** START OF Recorded data **

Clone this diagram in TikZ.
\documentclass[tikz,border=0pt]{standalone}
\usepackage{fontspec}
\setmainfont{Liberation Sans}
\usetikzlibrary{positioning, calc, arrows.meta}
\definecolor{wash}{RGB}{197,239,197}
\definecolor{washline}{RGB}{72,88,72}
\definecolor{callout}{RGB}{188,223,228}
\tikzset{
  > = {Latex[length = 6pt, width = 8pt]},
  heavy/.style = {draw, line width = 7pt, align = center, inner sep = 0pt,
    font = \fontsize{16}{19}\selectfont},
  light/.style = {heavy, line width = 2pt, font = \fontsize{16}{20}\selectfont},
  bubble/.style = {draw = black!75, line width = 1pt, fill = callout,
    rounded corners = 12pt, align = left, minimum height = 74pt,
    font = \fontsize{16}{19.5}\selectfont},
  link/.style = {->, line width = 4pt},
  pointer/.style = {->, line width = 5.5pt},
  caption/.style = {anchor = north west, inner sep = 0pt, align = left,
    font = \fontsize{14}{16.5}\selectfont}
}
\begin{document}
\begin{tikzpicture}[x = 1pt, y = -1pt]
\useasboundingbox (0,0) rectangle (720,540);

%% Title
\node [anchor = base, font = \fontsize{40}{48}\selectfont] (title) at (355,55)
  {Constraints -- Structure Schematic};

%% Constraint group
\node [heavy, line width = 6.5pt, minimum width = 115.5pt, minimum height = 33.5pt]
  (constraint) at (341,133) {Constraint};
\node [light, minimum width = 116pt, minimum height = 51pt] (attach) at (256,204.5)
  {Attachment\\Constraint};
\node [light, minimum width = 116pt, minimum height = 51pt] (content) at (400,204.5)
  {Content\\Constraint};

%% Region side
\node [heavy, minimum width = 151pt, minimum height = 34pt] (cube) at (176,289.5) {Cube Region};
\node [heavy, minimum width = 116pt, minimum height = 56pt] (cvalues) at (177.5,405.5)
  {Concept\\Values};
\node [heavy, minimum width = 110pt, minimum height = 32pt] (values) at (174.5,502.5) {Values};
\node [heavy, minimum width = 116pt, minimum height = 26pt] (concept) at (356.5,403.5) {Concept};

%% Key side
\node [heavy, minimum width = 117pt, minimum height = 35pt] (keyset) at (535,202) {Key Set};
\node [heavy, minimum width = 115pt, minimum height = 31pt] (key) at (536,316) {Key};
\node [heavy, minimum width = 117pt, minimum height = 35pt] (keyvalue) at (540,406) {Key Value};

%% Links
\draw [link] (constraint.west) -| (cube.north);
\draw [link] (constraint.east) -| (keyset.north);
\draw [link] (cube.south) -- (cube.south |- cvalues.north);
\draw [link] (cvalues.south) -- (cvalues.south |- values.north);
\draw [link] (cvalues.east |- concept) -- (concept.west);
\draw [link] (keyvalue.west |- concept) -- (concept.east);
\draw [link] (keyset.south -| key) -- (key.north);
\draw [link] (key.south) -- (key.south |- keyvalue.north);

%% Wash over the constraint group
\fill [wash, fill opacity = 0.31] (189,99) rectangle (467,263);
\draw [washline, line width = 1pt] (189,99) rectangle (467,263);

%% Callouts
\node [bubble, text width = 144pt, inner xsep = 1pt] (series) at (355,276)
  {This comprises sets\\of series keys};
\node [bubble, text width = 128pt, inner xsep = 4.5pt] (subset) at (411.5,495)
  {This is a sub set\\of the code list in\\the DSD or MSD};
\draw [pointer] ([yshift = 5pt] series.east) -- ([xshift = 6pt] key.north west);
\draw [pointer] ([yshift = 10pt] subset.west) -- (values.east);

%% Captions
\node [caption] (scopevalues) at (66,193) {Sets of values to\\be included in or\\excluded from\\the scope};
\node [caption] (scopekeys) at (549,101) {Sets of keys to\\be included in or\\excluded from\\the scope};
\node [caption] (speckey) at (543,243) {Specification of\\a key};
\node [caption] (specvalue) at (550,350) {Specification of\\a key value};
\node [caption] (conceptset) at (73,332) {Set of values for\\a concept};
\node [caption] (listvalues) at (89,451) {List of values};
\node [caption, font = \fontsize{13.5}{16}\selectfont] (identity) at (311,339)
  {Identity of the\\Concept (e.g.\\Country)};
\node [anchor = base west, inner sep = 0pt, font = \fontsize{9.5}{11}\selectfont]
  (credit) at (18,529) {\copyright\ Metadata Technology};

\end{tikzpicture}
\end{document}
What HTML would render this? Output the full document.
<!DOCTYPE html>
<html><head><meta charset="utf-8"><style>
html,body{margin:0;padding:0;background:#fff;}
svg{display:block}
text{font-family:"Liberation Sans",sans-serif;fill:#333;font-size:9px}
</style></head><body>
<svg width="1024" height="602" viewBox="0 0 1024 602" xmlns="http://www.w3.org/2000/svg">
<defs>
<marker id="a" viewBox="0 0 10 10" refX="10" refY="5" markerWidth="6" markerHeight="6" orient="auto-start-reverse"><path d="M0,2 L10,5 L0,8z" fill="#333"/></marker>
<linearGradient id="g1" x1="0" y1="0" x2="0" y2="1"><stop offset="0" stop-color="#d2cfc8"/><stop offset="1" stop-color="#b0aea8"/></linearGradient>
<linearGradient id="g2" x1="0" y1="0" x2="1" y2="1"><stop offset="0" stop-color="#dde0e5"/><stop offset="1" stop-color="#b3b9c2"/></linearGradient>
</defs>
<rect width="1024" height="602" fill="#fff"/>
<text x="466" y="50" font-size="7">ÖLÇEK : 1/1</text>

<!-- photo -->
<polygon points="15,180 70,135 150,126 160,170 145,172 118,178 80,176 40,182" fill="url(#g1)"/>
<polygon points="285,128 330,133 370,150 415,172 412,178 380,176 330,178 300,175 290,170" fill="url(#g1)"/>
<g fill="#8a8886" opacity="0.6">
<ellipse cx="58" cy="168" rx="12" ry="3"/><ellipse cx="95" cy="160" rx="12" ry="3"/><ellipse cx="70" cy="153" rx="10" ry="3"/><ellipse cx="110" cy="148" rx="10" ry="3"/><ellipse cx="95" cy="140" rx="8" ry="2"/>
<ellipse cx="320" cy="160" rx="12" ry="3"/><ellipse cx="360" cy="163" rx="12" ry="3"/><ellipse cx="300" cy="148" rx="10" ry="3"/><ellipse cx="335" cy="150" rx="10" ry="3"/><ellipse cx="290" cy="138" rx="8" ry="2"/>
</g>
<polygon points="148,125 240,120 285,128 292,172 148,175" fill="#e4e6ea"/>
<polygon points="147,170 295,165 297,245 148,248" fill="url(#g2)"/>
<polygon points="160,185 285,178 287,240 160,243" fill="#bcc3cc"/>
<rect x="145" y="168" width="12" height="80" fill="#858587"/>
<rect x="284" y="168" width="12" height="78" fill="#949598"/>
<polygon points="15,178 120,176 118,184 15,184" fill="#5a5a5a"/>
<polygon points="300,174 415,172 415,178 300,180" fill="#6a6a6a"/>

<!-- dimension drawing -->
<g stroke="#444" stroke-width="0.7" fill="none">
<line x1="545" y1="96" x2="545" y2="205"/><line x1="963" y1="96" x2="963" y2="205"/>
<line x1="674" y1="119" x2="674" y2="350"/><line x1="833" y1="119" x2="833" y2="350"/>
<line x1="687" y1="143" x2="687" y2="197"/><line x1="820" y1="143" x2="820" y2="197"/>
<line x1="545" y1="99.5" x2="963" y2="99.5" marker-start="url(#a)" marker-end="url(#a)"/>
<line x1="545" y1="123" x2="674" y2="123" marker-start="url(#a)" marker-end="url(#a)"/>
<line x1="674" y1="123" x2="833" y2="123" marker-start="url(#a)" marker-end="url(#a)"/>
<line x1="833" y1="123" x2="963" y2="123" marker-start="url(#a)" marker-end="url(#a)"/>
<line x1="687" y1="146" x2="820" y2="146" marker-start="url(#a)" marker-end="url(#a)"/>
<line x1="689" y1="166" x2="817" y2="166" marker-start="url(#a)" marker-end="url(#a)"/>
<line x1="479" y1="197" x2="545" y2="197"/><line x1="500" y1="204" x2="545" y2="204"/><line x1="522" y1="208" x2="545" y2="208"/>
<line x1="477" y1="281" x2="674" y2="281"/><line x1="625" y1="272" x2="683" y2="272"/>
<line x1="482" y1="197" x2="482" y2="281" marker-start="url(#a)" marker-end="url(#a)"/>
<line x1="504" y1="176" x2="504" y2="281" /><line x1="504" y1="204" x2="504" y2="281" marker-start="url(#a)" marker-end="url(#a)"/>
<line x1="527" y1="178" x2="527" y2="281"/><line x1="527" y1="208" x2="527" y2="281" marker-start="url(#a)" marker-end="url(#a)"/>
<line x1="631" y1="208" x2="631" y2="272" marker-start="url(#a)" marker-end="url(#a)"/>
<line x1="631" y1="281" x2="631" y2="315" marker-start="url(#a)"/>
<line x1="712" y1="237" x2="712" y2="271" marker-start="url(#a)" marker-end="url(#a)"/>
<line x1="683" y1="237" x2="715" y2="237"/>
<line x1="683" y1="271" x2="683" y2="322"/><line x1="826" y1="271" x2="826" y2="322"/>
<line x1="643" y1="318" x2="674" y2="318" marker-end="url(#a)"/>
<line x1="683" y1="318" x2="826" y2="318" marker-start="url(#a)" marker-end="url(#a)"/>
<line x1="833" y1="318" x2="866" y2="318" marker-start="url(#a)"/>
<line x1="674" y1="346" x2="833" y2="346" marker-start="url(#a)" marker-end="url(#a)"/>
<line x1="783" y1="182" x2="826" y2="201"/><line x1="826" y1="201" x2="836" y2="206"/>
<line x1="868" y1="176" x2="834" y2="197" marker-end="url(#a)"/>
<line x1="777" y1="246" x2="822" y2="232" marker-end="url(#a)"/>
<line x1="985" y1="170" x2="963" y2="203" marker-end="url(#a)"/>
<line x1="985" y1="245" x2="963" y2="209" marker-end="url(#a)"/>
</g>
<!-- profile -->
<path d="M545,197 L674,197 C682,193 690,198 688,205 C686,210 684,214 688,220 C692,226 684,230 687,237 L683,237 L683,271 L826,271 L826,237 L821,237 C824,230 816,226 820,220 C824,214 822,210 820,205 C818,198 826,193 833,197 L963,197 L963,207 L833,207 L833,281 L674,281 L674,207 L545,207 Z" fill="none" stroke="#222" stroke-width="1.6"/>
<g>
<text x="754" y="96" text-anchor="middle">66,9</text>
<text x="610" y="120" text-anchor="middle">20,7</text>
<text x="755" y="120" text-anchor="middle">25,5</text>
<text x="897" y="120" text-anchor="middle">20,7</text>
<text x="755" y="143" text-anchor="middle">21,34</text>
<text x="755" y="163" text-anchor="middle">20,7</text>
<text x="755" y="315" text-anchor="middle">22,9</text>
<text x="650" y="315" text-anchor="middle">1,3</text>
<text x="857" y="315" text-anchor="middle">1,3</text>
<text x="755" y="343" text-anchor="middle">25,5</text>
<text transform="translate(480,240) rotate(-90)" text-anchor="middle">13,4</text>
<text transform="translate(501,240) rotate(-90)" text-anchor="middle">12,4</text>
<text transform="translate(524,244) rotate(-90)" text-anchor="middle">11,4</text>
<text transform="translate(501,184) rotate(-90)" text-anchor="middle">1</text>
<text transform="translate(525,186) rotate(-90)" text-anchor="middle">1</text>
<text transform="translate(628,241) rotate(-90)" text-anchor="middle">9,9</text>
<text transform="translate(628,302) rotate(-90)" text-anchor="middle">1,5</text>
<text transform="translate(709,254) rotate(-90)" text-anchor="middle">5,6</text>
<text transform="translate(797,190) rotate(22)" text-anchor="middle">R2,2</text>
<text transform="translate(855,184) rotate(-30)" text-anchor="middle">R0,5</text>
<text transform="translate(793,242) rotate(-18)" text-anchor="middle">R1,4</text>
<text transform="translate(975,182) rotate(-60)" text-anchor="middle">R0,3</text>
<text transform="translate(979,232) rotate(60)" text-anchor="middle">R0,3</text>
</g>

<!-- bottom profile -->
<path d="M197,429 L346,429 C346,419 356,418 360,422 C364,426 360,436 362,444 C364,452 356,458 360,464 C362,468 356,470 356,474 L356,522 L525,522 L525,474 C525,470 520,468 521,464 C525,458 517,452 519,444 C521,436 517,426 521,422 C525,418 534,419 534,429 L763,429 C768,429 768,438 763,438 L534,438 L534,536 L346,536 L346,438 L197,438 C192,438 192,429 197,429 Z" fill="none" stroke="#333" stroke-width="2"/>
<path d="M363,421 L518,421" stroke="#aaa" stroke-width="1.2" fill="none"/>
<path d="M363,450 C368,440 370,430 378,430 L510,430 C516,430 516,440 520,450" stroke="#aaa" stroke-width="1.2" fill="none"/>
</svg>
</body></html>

** END OF Recorded data **

## Exercise instructions
Starting at the first line of the listing, retype every line up to and including the one with "(0,0) rectangle (720,540);".

## Expected answer
Clone this diagram in TikZ.
\documentclass[tikz,border=0pt]{standalone}
\usepackage{fontspec}
\setmainfont{Liberation Sans}
\usetikzlibrary{positioning, calc, arrows.meta}
\definecolor{wash}{RGB}{197,239,197}
\definecolor{washline}{RGB}{72,88,72}
\definecolor{callout}{RGB}{188,223,228}
\tikzset{
  > = {Latex[length = 6pt, width = 8pt]},
  heavy/.style = {draw, line width = 7pt, align = center, inner sep = 0pt,
    font = \fontsize{16}{19}\selectfont},
  light/.style = {heavy, line width = 2pt, font = \fontsize{16}{20}\selectfont},
  bubble/.style = {draw = black!75, line width = 1pt, fill = callout,
    rounded corners = 12pt, align = left, minimum height = 74pt,
    font = \fontsize{16}{19.5}\selectfont},
  link/.style = {->, line width = 4pt},
  pointer/.style = {->, line width = 5.5pt},
  caption/.style = {anchor = north west, inner sep = 0pt, align = left,
    font = \fontsize{14}{16.5}\selectfont}
}
\begin{document}
\begin{tikzpicture}[x = 1pt, y = -1pt]
\useasboundingbox (0,0) rectangle (720,540);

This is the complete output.